May 30, 2014 1:20 a.m.

Students will soon be able to post their short messages and pictures to the monitors in Northern Lights, Jimmy’s Coffee House and Kerckhoff Hall by submitting their information to a new app.

The app, called Ark, is currently in beta testing and will launch in three weeks. Students can currently sign up for the app prior to its launch and learn more about it on its website, which went live Thursday evening.

The content currently on the screens comes from 15 students acting as beta testers, said Justin Boogaard, a UCLA alumnus and the founder of Ark Broadcasting. Through the app, students will be able to share text and pictures through their phones.

Roy Champawat, the student union director, said the Ark monitors are a way for Associated Students UCLA to help facilitate student interaction. While Champawat thinks that social media has lessened the amount of time students spend socializing in the student union, Ark would be a way of continuing to connect students.

“How many students does it touch? That’s our currency,” Champawat said.

Boogaard said he paid for all the monitors and set-up expenses himself. Champawat said the monitors, which were installed earlier this year, were not meant as an advertising source, but as a way to help connect students.

Boogaard said he got the idea for an app to share student endeavors after he made a YouTube video with friends, and it was only viewed about 150 times online.

“I saw the mtvU (television) screen, and I was really frustrated because I thought, here’s an opportunity to showcase student work and student talent,” he said.

Originally, the monitors were just meant to play student videos. But after Boogaard realized it is difficult for students to produce videos during the school year, he and his development team created a computer app for students to submit pictures, text and slideshows.

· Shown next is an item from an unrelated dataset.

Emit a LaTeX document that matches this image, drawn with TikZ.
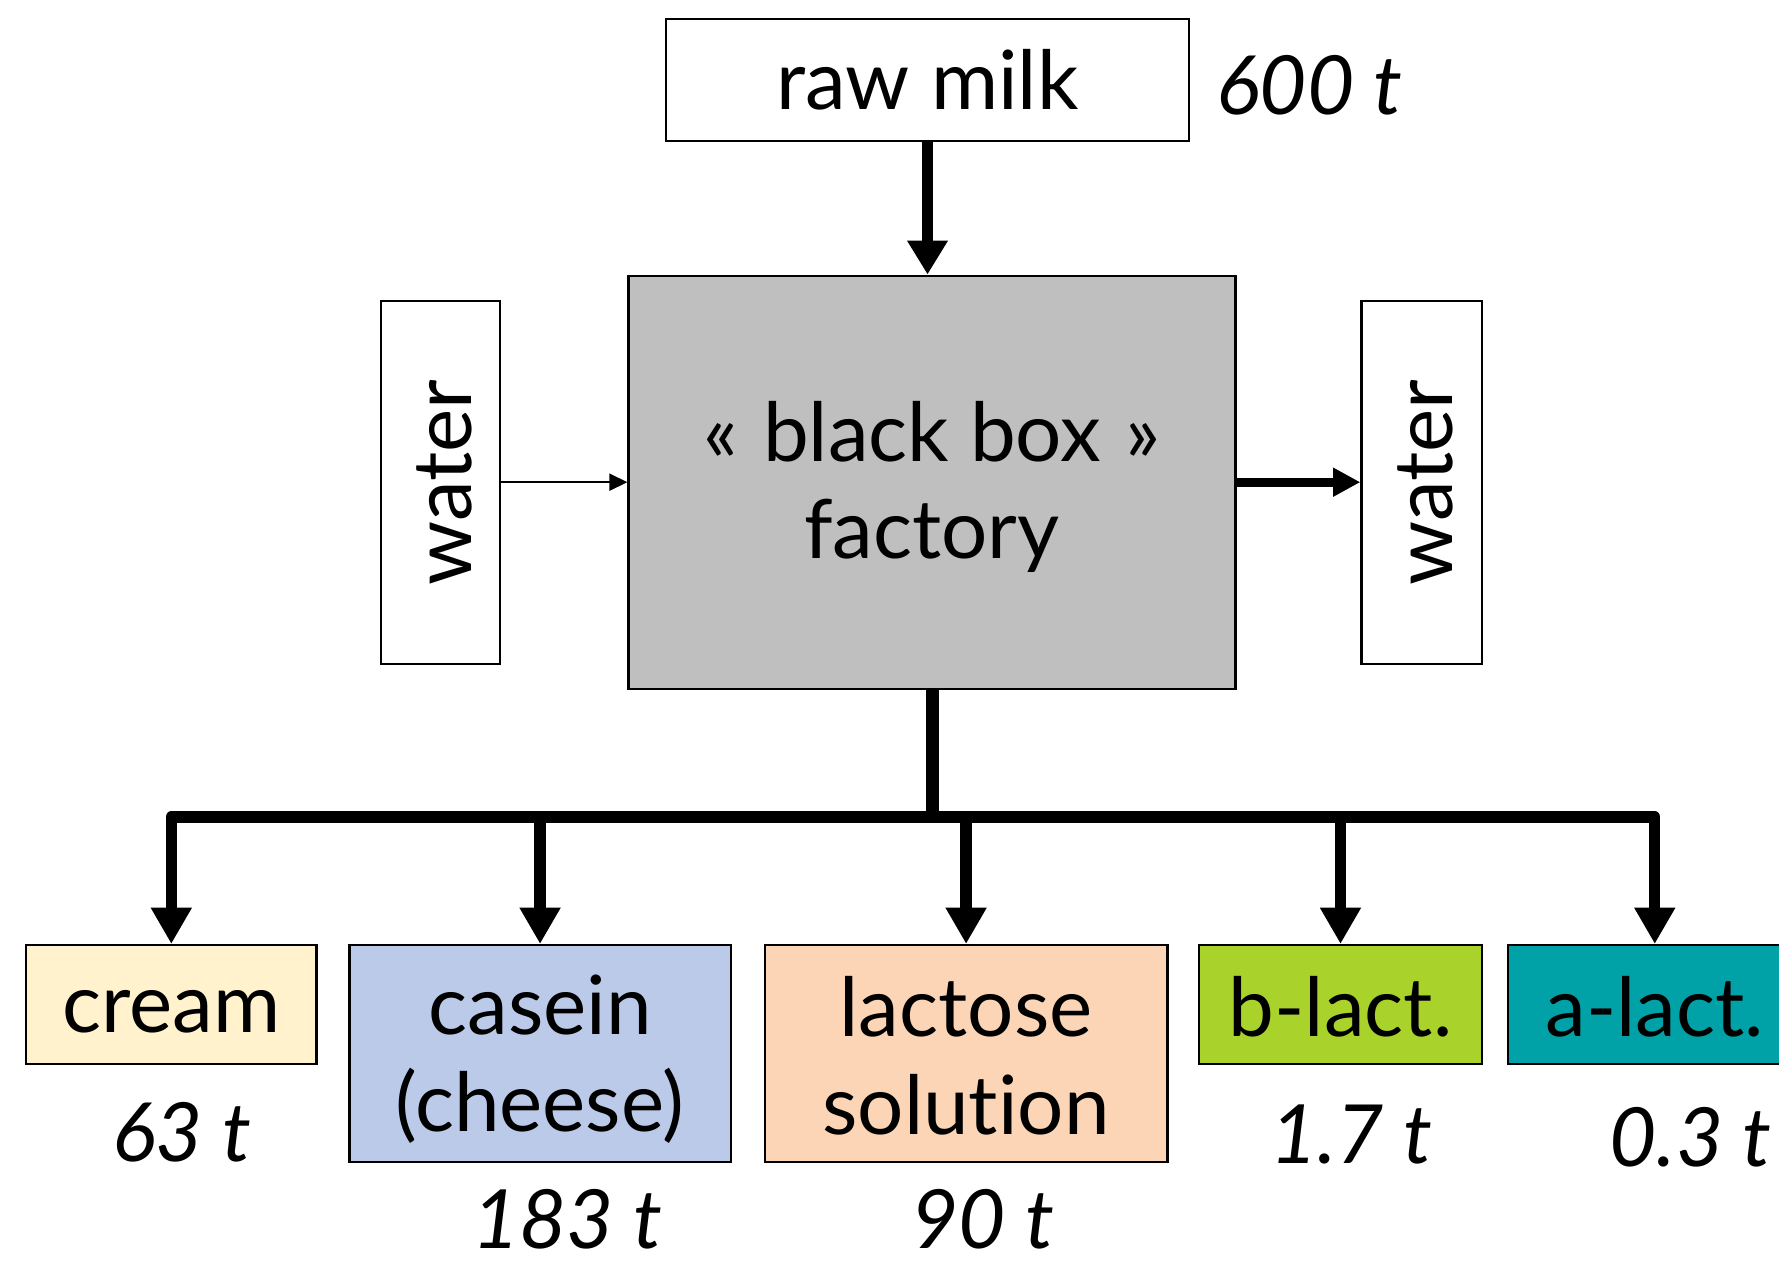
\documentclass[tikz,border=0pt]{standalone}
\usepackage{fontspec}
\usepackage{graphicx}
\setmainfont[Ligatures={NoCommon,NoRare,NoContextual}]{Lato}
\usetikzlibrary{arrows.meta}
\definecolor{boxgray}{HTML}{BFBFBF}
\definecolor{creamc}{HTML}{FFF2CC}
\definecolor{caseinc}{HTML}{BCCAE9}
\definecolor{lactosec}{HTML}{FBD5B5}
\definecolor{blactc}{HTML}{A9D22B}
\definecolor{alactc}{HTML}{00A2A7}
\begin{document}
\begin{tikzpicture}[x=0.5pt,y=-0.5pt,
  box/.style={draw=black, line width=1pt, inner sep=0pt},
  txt/.style={inner sep=0pt, align=center, font=\fontsize{36}{43}\selectfont},
  qty/.style={inner sep=0pt, font=\fontsize{36}{43}\selectfont\itshape},
  bigflow/.style={line width=5pt, line join=round, -{Triangle[width=17pt,length=16pt]}},
  topflow/.style={line width=4.5pt, -{Triangle[width=17pt,length=15pt]}},
  midflow/.style={line width=4pt, -{Triangle[width=12pt,length=12pt]}},
  thinflow/.style={line width=1pt, -{Triangle[width=7.5pt,length=8pt]}},
]
\useasboundingbox (0,0) rectangle (1568,1112.3);
\clip (0,0) rectangle (1568,1112.3);

\node[box, minimum width=230.5pt, minimum height=53.5pt] (raw) at (817.5,70.5) {};
\node[txt] (rawT) at (raw.center) {raw milk};
\node[qty] (q600) at (1154,75) {600 t};

\node[box, fill=boxgray, minimum width=267.5pt, minimum height=182pt] (bb) at (821.5,425) {};
\node[txt] (bbT) at ([yshift=-2pt]bb.center) {«\hspace{0.3em}black box\hspace{0.3em}»\\factory};

\node[box, minimum width=52.5pt, minimum height=160pt] (wl) at (388.5,425) {};
\node[txt] (wlT) at ([xshift=1.5pt]wl.center) {\rotatebox{90}{water}};
\node[box, minimum width=53pt, minimum height=160pt] (wr) at (1253,425) {};
\node[txt] (wrT) at ([xshift=1.5pt]wr.center) {\rotatebox{90}{water}};

\node[box, fill=creamc, minimum width=128pt, minimum height=52.5pt] (cream) at (151,885.5) {};
\node[txt] (creamT) at ([yshift=-3pt]cream.center) {cream};
\node[box, fill=caseinc, minimum width=168pt, minimum height=95.5pt] (casein) at (476,928.5) {};
\node[txt] (caseinT) at ([yshift=-2.5pt]casein.center) {casein\\(cheese)};
\node[box, fill=lactosec, minimum width=177.5pt, minimum height=95.5pt] (lactose) at (851.5,928.5) {};
\node[txt] (lactoseT) at ([yshift=-1pt]lactose.center) {lactose\\solution};
\node[box, fill=blactc, minimum width=124.5pt, minimum height=52.5pt] (blact) at (1181.5,885.5) {};
\node[txt] (blactT) at ([yshift=-1pt]blact.center) {b-lact.};
\node[box, fill=alactc, minimum width=129.5pt, minimum height=52.5pt] (alact) at (1458.5,885.5) {};
\node[txt] (alactT) at ([yshift=-1pt]alact.center) {a-lact.};

\node[qty] (q63) at (160,998) {63 t};
\node[qty] (q183) at (500,1075) {183 t};
\node[qty] (q90) at (866,1075) {90 t};
\node[qty] (q17) at (1191,1000) {1.7 t};
\node[qty] (q03) at (1490,1002) {0.3 t};

\draw[topflow] (raw.south) -- (raw.south |- bb.north);
\draw[thinflow] (wl.east) -- (bb.west);
\draw[midflow] (bb.east) -- (wr.west);

\coordinate (J) at (822,720);
\draw[line width=5.5pt] (bb.south -| J) -- (J);
\draw[bigflow] (J) -| (cream.north);
\draw[bigflow] (J) -| (casein.north);
\draw[bigflow] (J) -| (lactose.north);
\draw[bigflow] (J) -| (blact.north);
\draw[bigflow] (J) -| (alact.north);
\end{tikzpicture}
\end{document}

He said he hopes the Ark monitors and app help create a virtual student union through which students who are not necessarily friends can connect and see each other’s content.

People of UCLA, a Facebook photography project run by second-year art and art history student Rachel Berkowitz, has had its pictures and quotes displayed on the screen.

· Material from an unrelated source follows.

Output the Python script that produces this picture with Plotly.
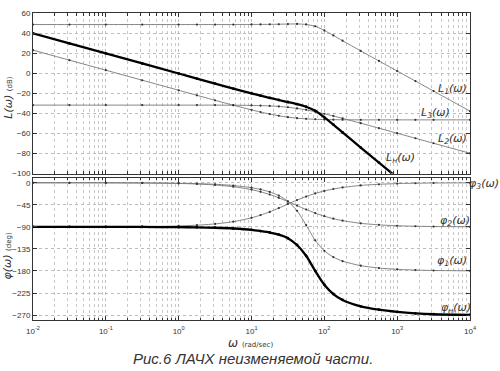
import plotly.graph_objects as go

# ---------------- data ----------------
omega = [0.01, 0.0316, 0.1, 0.316, 1, 1.78, 3.16, 5.62, 10, 13.3, 17.8, 23.7,
         31.6, 42.2, 56.2, 75, 100, 133, 178, 316, 562, 1000, 1780, 3160, 10000]

# magnitudes, dB
L1 = [48.5, 48.5, 48.5, 48.5, 48.5, 48.5, 48.5, 48.5, 48.6, 48.6, 48.7, 48.8,
      49.0, 49.1, 48.6, 46.8, 42.6, 37.7, 32.4, 22.2, 12.2, 2.2, -7.8, -17.8, -37.8]
L2 = [-31.8, -31.8, -31.8, -31.8, -31.8, -31.8, -31.8, -31.9, -32.1, -32.3, -32.6, -33.1,
      -33.9, -35.1, -36.5, -38.4, -40.4, -42.6, -45.0, -49.8, -54.8, -59.8, -64.8, -69.8, -79.8]
L3 = [23.0, 13.0, 3.0, -7.0, -17.0, -22.0, -27.0, -31.9, -36.5, -38.7, -40.7, -42.4,
      -43.8, -44.8, -45.5, -45.9, -46.2, -46.3, -46.4, -46.5, -46.5, -46.5, -46.5, -46.5, -46.5]
Ln = [39.7, 29.7, 19.7, 9.7, -0.3, -5.3, -10.3, -15.3, -20.0, -22.4, -24.6, -26.7,
      -28.7, -30.8, -33.4, -37.5, -44.0, -51.2, -59.0, -74.1, -89.1, -104.1, -119.1, -134.1, -164.1]

# phases, deg
phi1 = [0.0, 0.0, -0.1, -0.3, -1.0, -1.8, -3.1, -5.6, -10.1, -13.6, -18.7, -26.1,
        -37.8, -57.1, -86.4, -117.5, -138.8, -151.7, -160.0, -169.2, -174.0, -176.7, -178.1, -179.0, -179.7]
phi2 = [0.0, -0.05, -0.1, -0.5, -1.4, -2.5, -4.5, -8.0, -14.0, -18.4, -24.0, -30.7,
        -38.3, -46.5, -54.6, -61.9, -68.2, -73.3, -77.3, -82.8, -85.9, -87.7, -88.7, -89.3, -89.8]
phi3 = [-90.0, -89.9, -89.8, -89.4, -88.1, -86.6, -84.0, -79.4, -71.6, -66.0, -59.4, -51.7,
        -43.5, -35.4, -28.1, -21.8, -16.7, -12.7, -9.6, -5.4, -3.1, -1.7, -1.0, -0.5, -0.2]
phin = [-90.0, -90.0, -90.0, -90.2, -90.6, -91.0, -91.8, -93.3, -96.0, -98.5, -101.5, -106.0,
        -113.0, -127.0, -149.0, -180.0, -208.0, -227.0, -239.0, -252.0, -259.0, -263.5, -266.5, -268.3, -269.6]

x_tickvals = [0.01, 0.1, 1, 10, 100, 1000, 10000]
x_ticktext = ["10<sup>-2</sup>", "10<sup>-1</sup>", "10<sup>0</sup>", "10<sup>1</sup>",
              "10<sup>2</sup>", "10<sup>3</sup>", "10<sup>4</sup>"]
mag_ticks = [60, 40, 20, 0, -20, -40, -60, -80, -100]
phase_ticks = [0, -45, -90, -135, -180, -225, -270]
minor_vals = [m * 10.0 ** k for k in range(-2, 4) for m in range(2, 10)]

# ---------------- figure ----------------
fig = go.Figure()

thin = dict(color="#777777", width=0.9, shape="spline", smoothing=0.6)
thin_mk = dict(size=2.2, color="#333")

def add(y, xa, ya, thick=False):
    fig.add_trace(go.Scatter(
        x=omega, y=y, xaxis=xa, yaxis=ya, mode="lines+markers",
        line=dict(color="#000", width=2.3, shape="spline", smoothing=0.8) if thick else thin,
        marker=dict(size=2.8, color="#000") if thick else thin_mk,
        showlegend=False, hoverinfo="skip"))

for s in (L1, L2, L3):
    add(s, "x", "y")
add(Ln, "x", "y", thick=True)
for s in (phi1, phi2, phi3):
    add(s, "x2", "y2")
add(phin, "x2", "y2", thick=True)

tickfont = dict(family="Liberation Sans, Arial", size=8, color="#333")
common = dict(showline=True, linecolor="#333", linewidth=1, mirror="ticks",
              ticks="inside", ticklen=4, tickcolor="#333", tickwidth=1,
              showgrid=True, gridcolor="#bdbdbd", griddash="dot", gridwidth=1,
              zeroline=False, tickfont=tickfont)
xcommon = dict(common, type="log", range=[-2, 4], tickmode="array",
               tickvals=x_tickvals, ticktext=x_ticktext,
               minor=dict(tickmode="array", tickvals=minor_vals, ticks="inside",
                          ticklen=2.5, tickcolor="#333", showgrid=True,
                          gridcolor="#c8c8c8", griddash="dot", gridwidth=1))

fig.update_layout(
    width=500, height=371,
    margin=dict(l=33, r=30, t=9, b=51),
    paper_bgcolor="white", plot_bgcolor="white",
    xaxis=dict(xcommon, anchor="y", showticklabels=False),
    yaxis=dict(common, domain=[0.477, 1.0], range=[-100, 60], tickmode="array",
               tickvals=mag_ticks, anchor="x"),
    xaxis2=dict(xcommon, anchor="y2", matches="x", ticklabelstandoff=3),
    yaxis2=dict(common, domain=[0.0, 0.463], range=[-280, 10], tickmode="array",
                tickvals=phase_ticks, anchor="x2"),
)

lab_font = dict(family="DejaVu Sans, Liberation Sans", size=11, color="#333")
labels = [
    ("<i>L<sub>1</sub>(ω)</i>", 0.961, 0.752),
    ("<i>L<sub>3</sub>(ω)</i>", 0.920, 0.675),
    ("<i>L<sub>2</sub>(ω)</i>", 0.961, 0.588),
    ("<i>L<sub>н</sub>(ω)</i>", 0.840, 0.527),
    ("<i>φ<sub>3</sub>(ω)</i>", 1.032, 0.444),
    ("<i>φ<sub>2</sub>(ω)</i>", 0.966, 0.322),
    ("<i>φ<sub>1</sub>(ω)</i>", 0.959, 0.193),
    ("<i>φ<sub>н</sub>(ω)</i>", 0.968, 0.039),
]
for t, x, y in labels:
    fig.add_annotation(text=t, x=x, y=y, xref="paper", yref="paper",
                       showarrow=False, font=lab_font, xanchor="center", yanchor="middle")

fig.add_annotation(text="<i>L(ω)</i> <span style='font-size:7px'>(dB)</span>",
                   x=-0.058, y=0.723, xref="paper", yref="paper", textangle=-90,
                   xanchor="center", yanchor="middle",
                   showarrow=False, font=dict(family="DejaVu Sans", size=11, color="#333"))
fig.add_annotation(text="<i>φ(ω)</i> <span style='font-size:7px'>(deg)</span>",
                   x=-0.058, y=0.209, xref="paper", yref="paper", textangle=-90,
                   xanchor="center", yanchor="middle",
                   showarrow=False, font=dict(family="DejaVu Sans", size=11, color="#333"))
fig.add_annotation(text="<i>ω</i> <span style='font-size:7px'>(rad/sec)</span>",
                   x=0.497, y=-0.074, xref="paper", yref="paper",
                   xanchor="center", yanchor="middle",
                   showarrow=False, font=dict(family="DejaVu Sans", size=12, color="#333"))
fig.add_annotation(text="<i>Рис.6 ЛАЧХ неизменяемой части.</i>",
                   x=0.503, y=-0.125, xref="paper", yref="paper",
                   xanchor="center", yanchor="middle",
                   showarrow=False, font=dict(family="Liberation Sans", size=15, color="#333"))

fig.write_html("out.html", config={"displayModeBar": False},
               post_script="document.body.style.margin='0px';")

After the monitors went up, Berkowitz said her Facebook page received about 300 more likes, which she thought was a small but noticeable change. She said she liked the idea that every UCLA student can submit content to the app.

Asmita Paranjape, a first-year computer science student and the publicity chair of the Engineering Society of UCLA, said she thinks her club will be interested in using Ark Broadcasting because members are always looking to bring more people to their events.

“(The club) can be kind of intimidating because it’s so broad, so this would be a good way to show names and faces,” she said.

Arvli Ward, the director of student media at UCLA, said student media has a small deal with ASUCLA to sell ads on the monitors. He said the ads have not yet brought in much revenue, but the monitors have only been up for a couple weeks.

“It’s kind of an example of everybody getting into the advertising game. … Now, all kinds of parts of our university have some marketing opportunity,” he said.

Boogaard said he hopes to promote the Ark app to UCLA students, while also targeting incoming freshmen.